Im Anchluss an das Treffen in Berlin, reiste die SPD-Troika nach Paris zu europa- und wirtschaftspolitischen Gesprächen mit Frankreichs neuem Premierminister Jean-Marc Ayrault. SPD-Chef Sigmar Gabriel, SPD-Fraktionschef Frank-Walter Steinmeier und Ex-Finanzminister Peer Steinbrück sollten im Anschluss auch von Staatschef François Hollande im Elysée-Palast empfangen werden. In der Euro-Krise dringen sowohl SPD als auch Hollande darauf, den europäischen Fiskalpakt um Wachstumsimpulse zu ergänzen.

Gabriel sagte nach dem Treffen mit Ayrault, beide Seiten seien in vielen Punkten nahe beieinander. Dabei nannte er nach Parteiangaben unter anderem die Positionen zur Finanztransaktionsteuer und zum Kampf gegen die Jugendarbeitslosigkeit in Europa. Zuvor hatte er bereits versichert, es gehe bei den Gesprächen in Paris nicht darum, Parteipolitik zu organisieren.

Scharfe Kritik an den Gesprächen in Paris kam aus der Berliner Koalition. Dort hatte Bundeskanzlerin Angela Merkel (CDU) erst am Vormittag mit der Opposition über deren Zustimmung zum Fiskalpakt und über die europäische Krisenpolitik beraten, wobei es noch nicht zu einer endgültigen Einigung kam. FDP-Fraktionschef Rainer Brüderle hielt der SPD-Spitze vor, die Zustimmung zum Fiskalpakt "aus reinen parteitaktischen Gründen" zu verzögern.

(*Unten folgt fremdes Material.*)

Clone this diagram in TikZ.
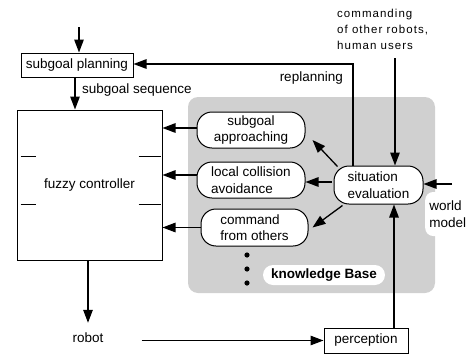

CSU-Generalsekretär Alexander Dobrindt forderte ebenfalls, die SPD solle ihre "Blockade" aufgeben. Die SPD müsse sich "endlich eindeutig zum deutschen Stabilitätskurs bekennen" und dürfe nicht das Spiel derjenigen in Europa mitspielen, "die nur an die deutsche Steuerkasse wollen".